4. Personally, for the reasons I have posted, I don't think this is the hill we should die on. The hill we should die on is the HR 1 voting rights act.
Does that help you understand my thoughts on the subject?
I take several issues with this:
- the $15 minimum wage is popular nationally (around 60%); I can only find one poll from WV and it's by a left-wing group, but it also shows 63% support it. You yourself support it. And yet you seem so wiling to be supportive of the party being held hostage by Manchin because of your perceived inevitability of it all instead of saying "hey, this is not good -- the party should push for this"
- you say this is not a hill you want to die on, but it's hard not to be dismissive of this as someone who (presumably based on info you've posted) does not experience a great deal of financial hardship due to low wages; it smacks of a bit of elitism because, at the end of the day, the livability of your wage is not at stake.
- the hill you
do want to die on requires the end of the filibuster, which Manchin said he will never support; perhaps you think he was posturing to leverage his position, but there has been no evidence that he will move on that piece, thus leaving us with two hills and none dead
- I can't help but feel there is a double standard at play from the moderates. when Manchin and other right-wing Dems hold the party hostage and prevent the amendment from passing, the bringing of the bill to vote is deemed "performative"; however, should someone like Bernie do the same on, say, trade, there is no doubt in my mind that the moderate Dems would not accuse the ones who brought the trade bill to a vote of being "performative"
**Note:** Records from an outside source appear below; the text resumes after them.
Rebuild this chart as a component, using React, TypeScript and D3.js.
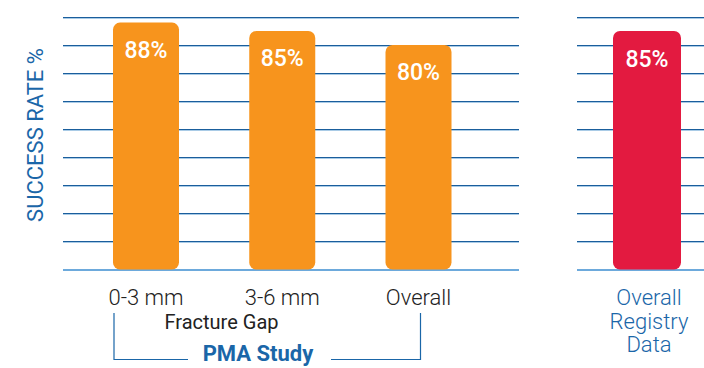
import React from "react";
import * as d3 from "d3";

const studyCategories = ["0-3 mm", "3-6 mm", "Overall"];
const studyValues = [88, 85, 80];
const registryCategories = ["Overall Registry Data"];
const registryLabelLines = ["Overall", "Registry", "Data"];
const registryValues = [85];
const gridTicks = [10, 20, 30, 40, 50, 60, 70, 80, 90];

const W = 704;
const H = 368;
const ORANGE = "#F7941D";
const RED = "#E31A40";
const BLUE = "#1A66A8";
const FONT = "Roboto, 'Open Sans', sans-serif";

export default function App() {
  const y = d3.scaleLinear().domain([0, 90]).range([269.5, 17]);
  const xL = d3.scalePoint<string>().domain(studyCategories).range([146, 418.5]);
  const xR = d3.scalePoint<string>().domain(registryCategories).range([647, 647]);
  const barW = 66;
  const leftRange = [63, 519];
  const rightRange = [577, 704];

  const grid = (r: number[], key: string) => (
    <g key={key}>
      {gridTicks.map((t) => (
        <g key={t}>
          <line x1={r[0]} x2={r[1]} y1={Math.round(y(t)) + 0.5} y2={Math.round(y(t)) + 0.5} stroke="#1A5E9C" strokeWidth={1.2} />
          <line x1={r[0]} x2={r[1]} y1={Math.round(y(t)) + 1.5} y2={Math.round(y(t)) + 1.5} stroke="#A9CBE6" strokeWidth={1} />
        </g>
      ))}
    </g>
  );

  const baseline = (r: number[], key: string) => (
    <line key={key} x1={r[0]} x2={r[1]} y1={y(0) + 0.5} y2={y(0) + 0.5} stroke="#3D8ED0" strokeWidth={1.5} />
  );

  return (
    <svg width={W} height={H} style={{ position: "absolute", left: 0, top: 0, background: "#fff" }}>
      {grid(leftRange, "gl")}
      {grid(rightRange, "gr")}
      {baseline(leftRange, "bl")}
      {baseline(rightRange, "br")}

      {studyCategories.map((c, i) => {
        const cx = xL(c)!;
        return (
          <g key={c}>
            <rect x={cx - barW / 2} y={y(studyValues[i])} width={barW} height={y(0) - y(studyValues[i])} rx={7} ry={7} fill={ORANGE} />
            <text x={cx} y={y(studyValues[i]) + 35} textAnchor="middle" fill="#fff" fontFamily={FONT} fontWeight={500} fontSize={23}>
              {studyValues[i]}%
            </text>
            <text x={cx} y={305} textAnchor="middle" fill="#222" fontFamily={FONT} fontWeight={300} fontSize={22}>
              {c}
            </text>
          </g>
        );
      })}

      {registryCategories.map((c, i) => {
        const cx = xR(c)!;
        return (
          <g key={c}>
            <rect x={cx - barW / 2 - 1} y={y(registryValues[i])} width={barW + 2} height={y(0) - y(registryValues[i])} rx={7} ry={7} fill={RED} />
            <text x={cx} y={y(registryValues[i]) + 36} textAnchor="middle" fill="#fff" fontFamily={FONT} fontWeight={500} fontSize={23}>
              {registryValues[i]}%
            </text>
            {registryLabelLines.map((l, j) => (
              <text key={l} x={cx + 2} y={305 + j * 23.5} textAnchor="middle" fill={BLUE} fontFamily={FONT} fontWeight={300} fontSize={22}>
                {l}
              </text>
            ))}
          </g>
        );
      })}

      <text x={221.5} y={329} textAnchor="middle" fill="#222" fontFamily={FONT} fontWeight={400} fontSize={20}>
        Fracture Gap
      </text>

      <path d="M114,313 V359.5 H188 M331,359.5 H420.5 V313" fill="none" stroke={BLUE} strokeWidth={1.2} />
      <text x={258} y={361} textAnchor="middle" fill={BLUE} fontFamily={FONT} fontWeight={700} fontSize={22}>
        PMA Study
      </text>

      <text transform="translate(43,135) rotate(-90)" textAnchor="middle" fill={BLUE} fontFamily={FONT} fontWeight={400} fontSize={22}>
        SUCCESS RATE %
      </text>
    </svg>
  );
}
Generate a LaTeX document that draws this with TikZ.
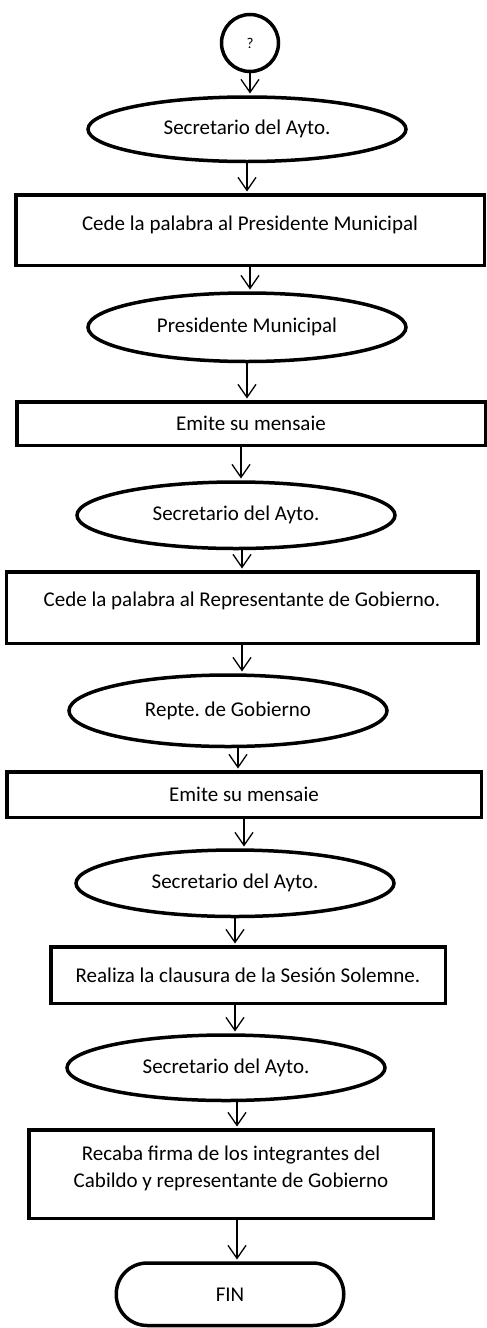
\documentclass[tikz,border=0pt]{standalone}
\usepackage{fontspec}
\setmainfont{Carlito}
\usetikzlibrary{arrows.meta,positioning,shapes.geometric}
\frenchspacing

\begin{document}
\begin{tikzpicture}[
  ovl/.style={draw,ellipse,line width=3.5pt,inner sep=0pt,minimum width=318pt,minimum height=66.5pt,font=\fontsize{21}{27}\selectfont},
  box/.style={draw,rectangle,line width=3.5pt,inner sep=0pt,align=center,font=\fontsize{21}{27}\selectfont},
  arr/.style={-{Straight Barb[length=13pt,width=18pt]},line width=1.3pt,shorten >=1.75pt}]
  \useasboundingbox (0,0) rectangle (487pt,-1328pt);
  \node[draw,circle,line width=3.5pt,minimum size=57pt,inner sep=0pt,font=\fontsize{15}{17}\selectfont] (start) at (250pt,-43pt) {?};
  \node[ovl,below=22pt of start,xshift=-3pt,minimum height=64.5pt] (sec1) {Secretario del Ayto.};
  \node[box,below=30pt of sec1,xshift=3pt,minimum width=468.5pt,minimum height=70.5pt,text depth=15pt] (ced1) {Cede la palabra al Presidente Municipal};
  \node[ovl,below=24pt of ced1,xshift=-3pt,minimum height=68.5pt] (pres) {Presidente Municipal};
  \node[box,below=37pt of pres,xshift=4pt,minimum width=468.5pt,minimum height=43.5pt] (emi1) {Emite su mensaie};
  \node[ovl,below=33pt of emi1,xshift=-15pt] (sec2) {Secretario del Ayto.};
  \node[box,below=20pt of sec2,xshift=6pt,minimum width=471.5pt,minimum height=71.5pt,text depth=18pt] (ced2) {Cede la palabra al Representante de Gobierno.};
  \node[ovl,below=28pt of ced2,xshift=-14pt,minimum height=71.5pt] (rep) {Repte. de Gobierno};
  \node[box,below=22pt of rep,xshift=16pt,minimum width=474.5pt,minimum height=45.5pt] (emi2) {Emite su mensaie};
  \node[ovl,below=29pt of emi2,xshift=-9pt] (sec3) {Secretario del Ayto.};
  \node[box,below=27pt of sec3,xshift=13pt,minimum width=394.5pt,minimum height=56.5pt] (clau) {Realiza la clausura de la Sesión Solemne.};
  \node[ovl,below=28pt of clau,xshift=-22pt,minimum height=65.5pt] (sec4) {Secretario del Ayto.};
  \node[box,below=26pt of sec4,xshift=5pt,minimum width=404.5pt,minimum height=88.5pt,text depth=16pt] (firma) {Recaba firma de los integrantes del\\Cabildo y representante de Gobierno};
  \node[box,rounded corners=31pt,below=41pt of firma,xshift=-1pt,minimum width=227.5pt,minimum height=62.5pt] (fin) {FIN};
  \draw[arr] (start.south) -- (start.south |- sec1.north);
  \draw[arr] (sec1.south) -- (sec1.south |- ced1.north);
  \draw[arr] (ced1.south) -- (ced1.south |- pres.north);
  \draw[arr] (pres.south) -- (pres.south |- emi1.north);
  \draw[arr] ([xshift=5pt]sec2.north |- emi1.south) -- ([xshift=5pt]sec2.north);
  \draw[arr] (ced2.north |- sec2.south) -- (ced2.north);
  \draw[arr] (ced2.south) -- (ced2.south |- rep.north);
  \draw[arr] ([xshift=-6pt]emi2.north |- rep.south) -- ([xshift=-6pt]emi2.north);
  \draw[arr] (emi2.south) -- (emi2.south |- sec3.north);
  \draw[arr] (sec3.south) -- (sec3.south |- clau.north);
  \draw[arr] ([xshift=9pt]sec4.north |- clau.south) -- ([xshift=9pt]sec4.north);
  \draw[arr] ([xshift=6pt]firma.north |- sec4.south) -- ([xshift=6pt]firma.north);
  \draw[arr] ([xshift=6pt]firma.south) -- ([xshift=6pt]firma.south |- fin.north);
\end{tikzpicture}
\end{document}
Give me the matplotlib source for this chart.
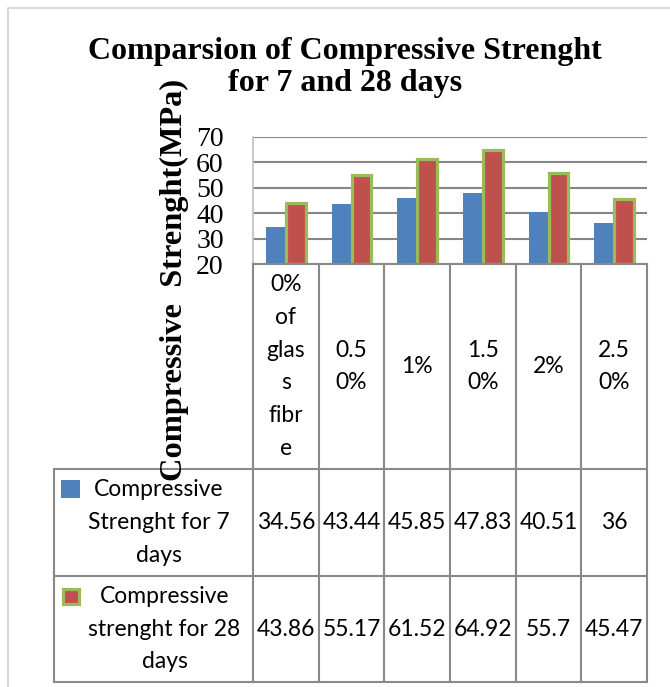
import matplotlib
matplotlib.use("Agg")
import matplotlib.pyplot as plt
from matplotlib.patches import Rectangle

# ---- data ----
categories = ["0%\nof\nglas\ns\nfibr\ne", "0.5\n0%", "1%", "1.5\n0%", "2%", "2.5\n0%"]
strength_7 = [34.56, 43.44, 45.85, 47.83, 40.51, 36]
strength_28 = [43.86, 55.17, 61.52, 64.92, 55.7, 45.47]
value_labels_7 = ["34.56", "43.44", "45.85", "47.83", "40.51", "36"]
value_labels_28 = ["43.86", "55.17", "61.52", "64.92", "55.7", "45.47"]
series_names = ["Compressive\nStrenght for 7\ndays", "Compressive\nstrenght for 28\ndays"]
y_ticks = [20, 30, 40, 50, 60, 70]
title_lines = ["Comparsion of Compressive Strenght", "for 7 and 28 days"]
y_label = "Compressive  Strenght(MPa)"

BLUE = "#4F81BD"
RED = "#C0504D"
GREEN = "#9BBB59"
GRID = "#868686"
TABLE = "#898989"

W, H = 670, 687
DPI = 100
fig = plt.figure(figsize=(W / DPI, H / DPI), dpi=DPI)

# plot area in pixel coordinates
px_left, px_right, px_top, px_bottom = 253, 647, 137, 264
ax = fig.add_axes([px_left / W, 1 - px_bottom / H,
                   (px_right - px_left) / W, (px_bottom - px_top) / H])
ax.set_facecolor("none")

n = len(categories)
x = list(range(n))
bw = 0.30
ax.bar([i - bw / 2 for i in x], [v - 20 for v in strength_7], bottom=20,
       width=bw, color=BLUE, zorder=3)
ax.bar([i + bw / 2 for i in x], [v - 20 for v in strength_28], bottom=20,
       width=bw, color=RED, edgecolor=GREEN, linewidth=2.3, zorder=3)

ax.set_xlim(-0.5, n - 0.5)
ax.set_ylim(20, 70)
ax.set_yticks(y_ticks)
ax.set_yticklabels([str(t) for t in y_ticks], family="Liberation Serif",
                   fontsize=20)
ax.tick_params(axis="y", length=0, pad=21)
ax.set_xticks([])
ax.yaxis.grid(True, color=GRID, linewidth=1.5, zorder=0)
for s in ["top", "right", "bottom"]:
    ax.spines[s].set_visible(False)
ax.spines["left"].set_color("#BFBFBF")
ax.spines["left"].set_linewidth(1.2)

# overlay axes in pixel coordinates for title, axis label and data table
ov = fig.add_axes([0, 0, 1, 1], zorder=5)
ov.set_xlim(0, W)
ov.set_ylim(H, 0)
ov.axis("off")

# chart area border
ov.plot([8, 8, W], [H, 8, 8], color="#D9D9D9", lw=1.5, solid_capstyle="butt")

# title
for k, line in enumerate(title_lines):
    ov.text(345, 52 + 31 * k, line, family="Liberation Serif", weight="bold",
            fontsize=23, ha="center", va="center")

# y axis label
ov.text(174, 280, y_label, family="Liberation Serif", weight="bold",
        fontsize=23.3, rotation=90, ha="center", va="center")

# column edges from the axis data scale
to_px = lambda xv: ax.transData.transform((xv, 20))[0]
edges = [to_px(i - 0.5) for i in range(n + 1)]
centers = [to_px(i) for i in x]

row_top, row_1, row_2, row_bottom = px_bottom, 469, 576, 682
table_left = 54
lw_t = 1.5

ov.plot([edges[0], edges[-1]], [row_top, row_top], color=TABLE, lw=lw_t)
for e in edges:
    ov.plot([e, e], [row_top, row_bottom], color=TABLE, lw=lw_t)
for yy in (row_1, row_2, row_bottom):
    ov.plot([table_left, edges[-1]], [yy, yy], color=TABLE, lw=lw_t)
ov.plot([table_left, table_left], [row_1, row_bottom], color=TABLE, lw=lw_t)

FONT = "Lato"
FS = 16.5
LINE = 32.8


def multiline(xc, yc, text):
    lines = text.split("\n")
    start = yc - LINE * (len(lines) - 1) / 2
    for k, ln in enumerate(lines):
        ov.text(xc, start + LINE * k, ln, family=FONT, fontsize=FS,
                ha="center", va="center")


for xc, cat in zip(centers, categories):
    multiline(xc, (row_top + row_1) / 2, cat)

for xc, v in zip(centers, value_labels_7):
    ov.text(xc, (row_1 + row_2) / 2, v, family=FONT, fontsize=FS,
            ha="center", va="center")
for xc, v in zip(centers, value_labels_28):
    ov.text(xc, (row_2 + row_bottom) / 2, v, family=FONT, fontsize=FS,
            ha="center", va="center")

# series names with legend keys
multiline(159, (row_1 + row_2) / 2, series_names[0])
multiline(164.5, (row_2 + row_bottom) / 2, series_names[1])
ov.add_patch(Rectangle((61, 480), 19, 18, facecolor=BLUE, edgecolor="none"))
ov.add_patch(Rectangle((62.5, 588.5), 16, 15, facecolor=RED,
                       edgecolor=GREEN, linewidth=2.3))

fig.savefig("out.png", dpi=DPI, facecolor="white")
- the above relates to the idea that you can replace Bernie with another Democrat in a state like Vermont, no problem, but if not Manchin in WV then inevitably a Republican. Perhaps some truth to that, but if he is blocking voting rights reform and he is blocking the minimum wage, what value is his presence in the Senate to the Democrats? The answer, most certainly, comes down to the speakership. But again, what does it matter if bills are blocked by the speaker instead of blocked by Manchin's vote? Sure, there is a category of bills that would have been blocked by McConnell yet passed with Manchin as a yes -- but what are those bills? The stimulus checks that Trump himself supported? Manchin doesn't support the Green New Deal, ending the filibuster, universal healthcare, a livable wage, or really anything that I can identify of note. So what bills are being passed on account of him being a Democrat instead of a Republican? My hope is there are some things that I do not know about -- improved child tax credits or universal daycare or something I'm less familiar with that will improve the lives of the most vulnerable.
- the price of the above -- holding the speakership yet not actually passing any progressive legislation -- is that the Dems are now the party of leadership for a Senate that cannot move forward on popular progressive ideas. they set themselves up to get the blame for none of the rewards.